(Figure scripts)
──────────────────────────────

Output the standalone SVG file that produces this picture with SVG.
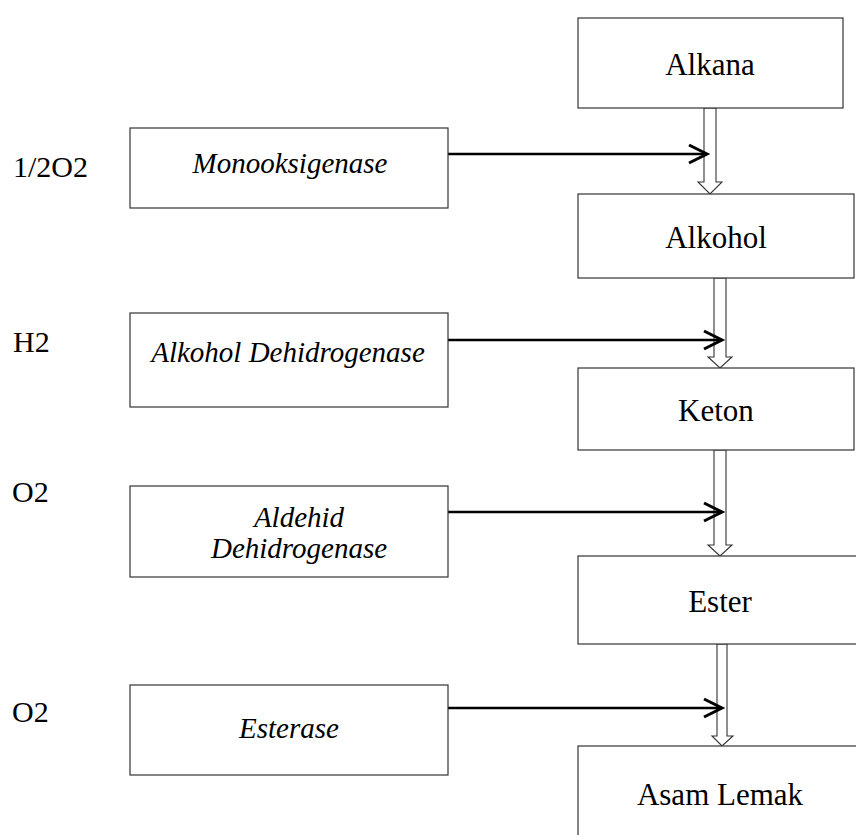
<svg xmlns="http://www.w3.org/2000/svg" width="856" height="835" viewBox="0 0 856 835">
<style>
.box{fill:#fff;stroke:#333;stroke-width:1.2}
text{font-family:'Liberation Serif','Times New Roman','DejaVu Serif',serif;fill:#000}
.up{font-size:31px;text-anchor:middle}
.it{font-size:29px;font-style:italic;text-anchor:middle}
.lbl{font-size:30px}
.ln{fill:none;stroke:#000;stroke-width:2.5}
.hd{fill:none;stroke:#000;stroke-width:3;stroke-linejoin:miter}
.hollow{fill:#fff;stroke:#333;stroke-width:1.1}
</style>
<rect width="856" height="835" fill="#fff"/>
<g id="connectors">
  <polygon class="hollow" points="704,108 716,108 716,182 722,182 710,194 698,182 704,182"/>
  <polygon class="hollow" points="714,278 726,278 726,357 732,357 720,368 708,357 714,357"/>
  <polygon class="hollow" points="714,450 726,450 726,545 732,545 720,556 708,545 714,545"/>
  <polygon class="hollow" points="717,644 727,644 727,736 733,736 722,746 712,736 717,736"/>
  <line class="ln" x1="448" y1="154" x2="705" y2="154"/>
  <polyline class="hd" points="689,145 707,154 689,163"/>
  <line class="ln" x1="448" y1="340" x2="720" y2="340"/>
  <polyline class="hd" points="704,331 722,340 704,349"/>
  <line class="ln" x1="448" y1="512" x2="720" y2="512"/>
  <polyline class="hd" points="704,503 722,512 704,521"/>
  <line class="ln" x1="448" y1="708" x2="720" y2="708"/>
  <polyline class="hd" points="704,699 722,708 704,717"/>
</g>
<g id="alkana"><rect class="box" x="578" y="18" width="265" height="90"/><text class="up" x="710" y="75" font-family="Liberation Serif">Alkana</text></g>
<g id="alkohol"><rect class="box" x="578" y="194" width="276" height="84"/><text class="up" x="716" y="248" font-family="Liberation Serif">Alkohol</text></g>
<g id="keton"><rect class="box" x="578" y="368" width="276" height="82"/><text class="up" x="716" y="421" font-family="Liberation Serif">Keton</text></g>
<g id="ester"><rect class="box" x="578" y="556" width="290" height="88"/><text class="up" x="720" y="612" font-family="Liberation Serif">Ester</text></g>
<g id="asam-lemak"><rect class="box" x="578" y="746" width="290" height="100"/><text class="up" x="720" y="805" font-family="Liberation Serif">Asam Lemak</text></g>
<g id="monooksigenase"><rect class="box" x="130" y="128" width="318" height="80"/><text class="it" x="290" y="173" font-family="Liberation Serif">Monooksigenase</text></g>
<g id="alkohol-dehidrogenase"><rect class="box" x="130" y="313" width="318" height="94"/><text class="it" x="288" y="362" font-family="Liberation Serif">Alkohol Dehidrogenase</text></g>
<g id="aldehid-dehidrogenase"><rect class="box" x="130" y="486" width="318" height="91"/><text class="it" x="299" y="527" font-family="Liberation Serif">Aldehid</text><text class="it" x="299" y="558" font-family="Liberation Serif">Dehidrogenase</text></g>
<g id="esterase"><rect class="box" x="130" y="685" width="318" height="90"/><text class="it" x="289" y="738" font-family="Liberation Serif">Esterase</text></g>
<g id="labels">
  <text class="lbl" x="13" y="177" font-family="Liberation Serif">1/2O2</text>
  <text class="lbl" x="13" y="352" font-family="Liberation Serif">H2</text>
  <text class="lbl" x="12" y="502" font-family="Liberation Serif">O2</text>
  <text class="lbl" x="12" y="722" font-family="Liberation Serif">O2</text>
</g>
</svg>
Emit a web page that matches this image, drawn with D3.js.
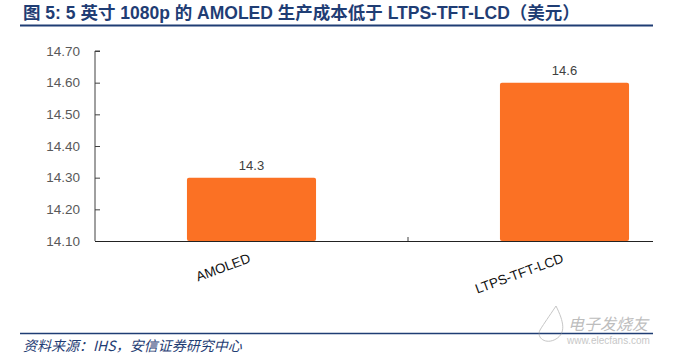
<!DOCTYPE html>
<html><head><meta charset="utf-8">
<script src="https://cdn.jsdelivr.net/npm/d3@7"></script>
<style>
html,body{margin:0;padding:0;background:#fff;}
svg{display:block;}
</style></head>
<body>
<svg id="c" width="677" height="358"></svg>
<script>
const categories = ["AMOLED", "LTPS-TFT-LCD"];
const values = [14.3, 14.6];
const yTicks = [14.10, 14.20, 14.30, 14.40, 14.50, 14.60, 14.70];
const titleText = "图 5: 5 英寸 1080p 的 AMOLED 生产成本低于 LTPS-TFT-LCD（美元）";
const sourceText = "资料来源：IHS，安信证券研究中心";

const svg = d3.select("#c");
const W = 677, H = 358;
const m = {left: 95, top: 51, bottom: 241};

// title
svg.append("text").attr("x", 23).attr("y", 19)
  .attr("font-family", "'Liberation Sans','Noto Sans CJK SC',sans-serif")
  .attr("font-weight", "bold").attr("font-size", 17.5)
  .attr("fill", "#1f3d74").text(titleText);
svg.append("line").attr("x1", 20).attr("x2", 653).attr("y1", 25.5).attr("y2", 25.5)
  .attr("stroke", "#1f3d74").attr("stroke-width", 2);

const y = d3.scaleLinear().domain([14.10, 14.70]).range([m.bottom, m.top]);
const x = d3.scaleBand().domain(categories).range([95, 721]).paddingInner(0.5876).paddingOuter(0.2938);

// y axis
const ya = svg.append("g").attr("transform", `translate(${m.left},0)`)
  .call(d3.axisRight(y).tickValues(yTicks).tickSize(5).tickFormat(d3.format(".2f")));
ya.select(".domain").attr("stroke", "#404040").attr("d", `M5,${y(14.70)}H0V${y(14.10)}`);
ya.selectAll(".tick line").attr("stroke", "#404040");
ya.selectAll(".tick text").attr("x", -15).attr("text-anchor", "end")
  .attr("font-family", "'Liberation Sans',Arial,sans-serif").attr("font-size", 13.5)
  .attr("fill", "#595959");

// bars
svg.selectAll("rect.bar").data(values).join("rect").attr("class", "bar")
  .attr("x", (d, i) => x(categories[i]))
  .attr("width", x.bandwidth())
  .attr("y", d => y(d))
  .attr("height", d => y(14.10) - y(d))
  .attr("rx", 2)
  .attr("fill", "#fb7124");

// value labels
svg.selectAll("text.val").data(values).join("text").attr("class", "val")
  .attr("x", (d, i) => x(categories[i]) + x.bandwidth() / 2)
  .attr("y", d => y(d) - 8)
  .attr("text-anchor", "middle")
  .attr("font-family", "'Liberation Sans',Arial,sans-serif").attr("font-size", 13)
  .attr("fill", "#404040").text(d => d3.format(".1f")(d));

// x axis
const xa = svg.append("g").attr("transform", `translate(0,${m.bottom})`)
  .call(d3.axisBottom(x).tickSize(0));
xa.select(".domain").attr("stroke", "#222").attr("d", "M95,0.5H653");
xa.selectAll(".tick text")
  .attr("text-anchor", "end")
  .attr("font-family", "'Liberation Sans',Arial,sans-serif").attr("font-size", 13.5)
  .attr("fill", "#111")
  .attr("transform", "translate(0,21) rotate(-20)")
  .attr("dy", 0).attr("y", 0);
// category separator tick
xa.append("line").attr("x1", 408).attr("x2", 408).attr("y1", 0).attr("y2", -4).attr("stroke", "#404040");

// footer
svg.append("line").attr("x1", 20).attr("x2", 653).attr("y1", 333.5).attr("y2", 333.5)
  .attr("stroke", "#1f3d74").attr("stroke-width", 1.5);
svg.append("text").attr("x", 23).attr("y", 351)
  .attr("font-family", "'Noto Sans CJK SC',sans-serif").attr("font-style", "italic")
  .attr("font-size", 14).attr("fill", "#1f3d74").text(sourceText);

// watermark
const wm = svg.append("g").attr("opacity", 0.55);
wm.append("path").attr("d", "M556,306 C548,318 545,322 540,330 C536,338 546,345 556,339 C566,333 564,322 556,306")
  .attr("fill", "none").attr("stroke", "#999").attr("stroke-width", 1);
wm.append("text").attr("x", 568).attr("y", 330).attr("font-family", "'Noto Sans CJK SC',sans-serif")
  .attr("font-style", "italic").attr("font-size", 16).attr("fill", "#888").text("电子发烧友");
wm.append("text").attr("x", 567).attr("y", 344).attr("font-family", "'Liberation Sans',sans-serif")
  .attr("font-size", 10).attr("fill", "#999").text("www.elecfans.com");
</script>
</body></html>
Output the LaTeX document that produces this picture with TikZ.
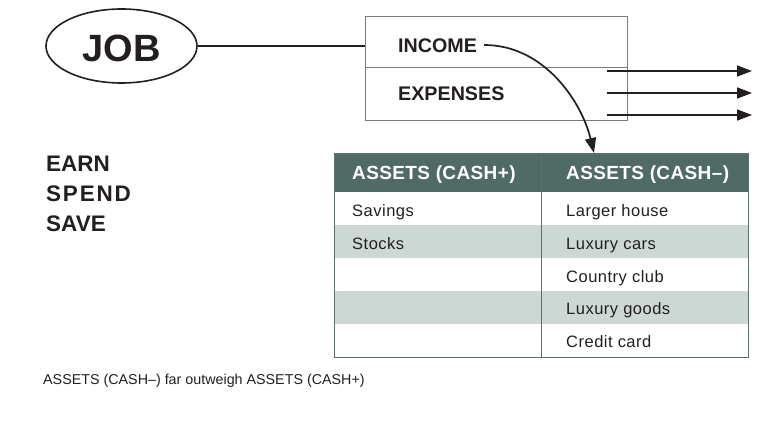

──────────────────────────────

### Task details
Look over the records above and copy each line that includes the string "with".

### Solution to this exercise
Output the standalone SVG file that produces this picture with SVG.
Emit a web page that matches this image, drawn with D3.js.
Output the LaTeX document that produces this picture with TikZ.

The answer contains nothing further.